Neil Williams, Group Chief Economist at Hermes Investment Management, sets out his reaction to today’s UK Autumn Statement.
Today’s Statement was always going to signal the extent to which chancellor Hammond has kicked austerity into touch, though in the event not as much as some would like. The Treasury is no longer aiming to return the finances from red to black by 2019/20. Yet, with borrowing lifted again and Brexit looming, the chancellor is not going to let his fiscal-guard down completely: the squeeze is just deferred.
An underlying surplus is still targeted, but now not till about 2022/23. And, with lower-than-planned tax revenue since the spring Budget and softer GDP assumptions going forward, he’s inferring Brexit savings will not be enough to counter the £122bn extra borrowing over the next five years.

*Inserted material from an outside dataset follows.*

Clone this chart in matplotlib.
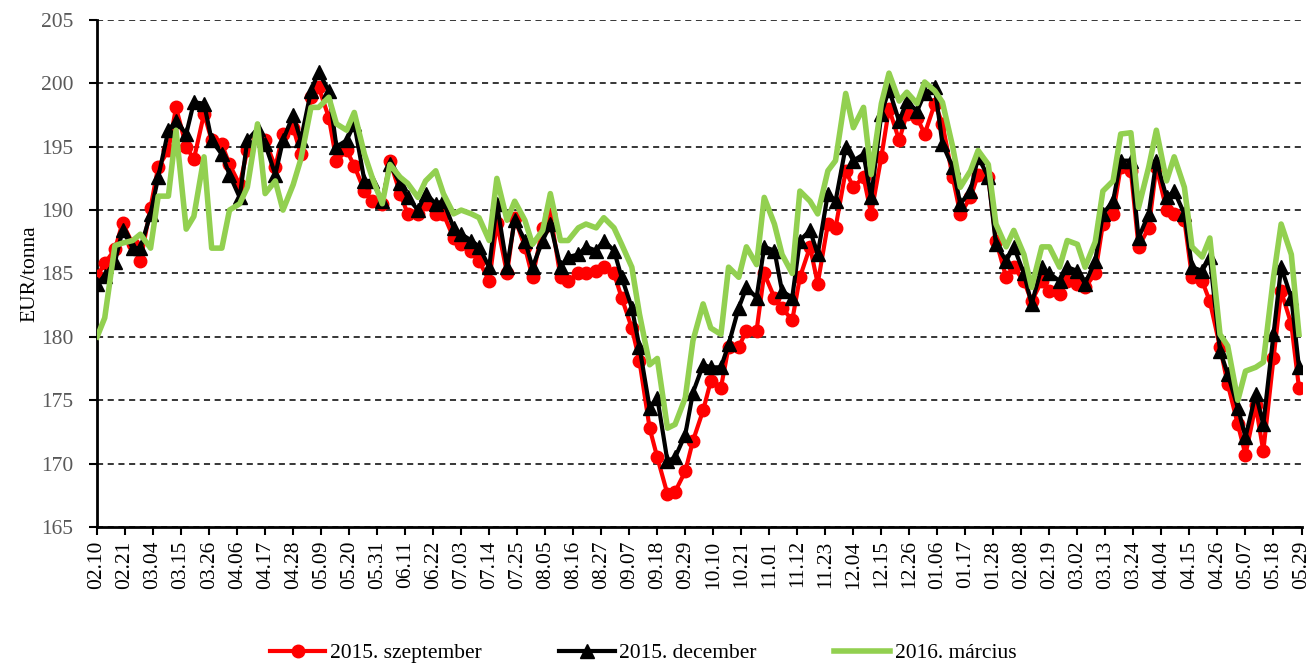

This fiscal slippage amounts to a meaty 5 percentage points of GDP compared with the Budget. And, while this is limited by funds still in his ‘back-pocket’ from bank proceeds and the BoE’s deferral of asset sales, the peak in the debt stock, at around 90% of GDP, is pushed back another two years.
As expected, there was help for the lower-income end and savers, and also follow-through commitments on infrastructure and corporation tax to help firms in the Brexit firing line. But, there were few ‘rabbits out of hats’. And, while helpful to longer-term growth and competiveness, his measures short-term may have more micro than macro effects on the economy.
So, let’s not get carried away. The fiscal screw will have to be tightened later if he’s to hit his new deadline.
First, the deficit is still high. Even including special items like bank sales, QE, and milder interest-rate assumptions, the 3.5%-of-GDP headline deficit for 2016/17 will still be the G7’s widest after Japan.
Second, the recovery should have squeezed the deficit more than it has. While the headline deficit falls, the structural, less growth-sensitive part will fall by less.
And, only in 2017/18 is the net-debt-to-GDP ratio expected to peak – disappointing given real GDP is about 8% up on its pre-crisis peak. This ratio, at about 90%, is more than twice Japan’s was, when Japan limped into a ‘lost decade’ in the mid 1990s.
Financing this debt may become more troublesome if we struggle with Brexit. Conventional gilts may benefit initially from the perceived hit to growth, but this could be short lived, given about one third of gilts outstanding is backed by international investors who will care about currency and ratings risk. This would disrupt the OBR’s low gilt yield assumptions.
In which case, the risk is the BoE extends its QE, with the unintended consequences of asset price distortions, suppressed saving, and increased funding strains on many pension schemes.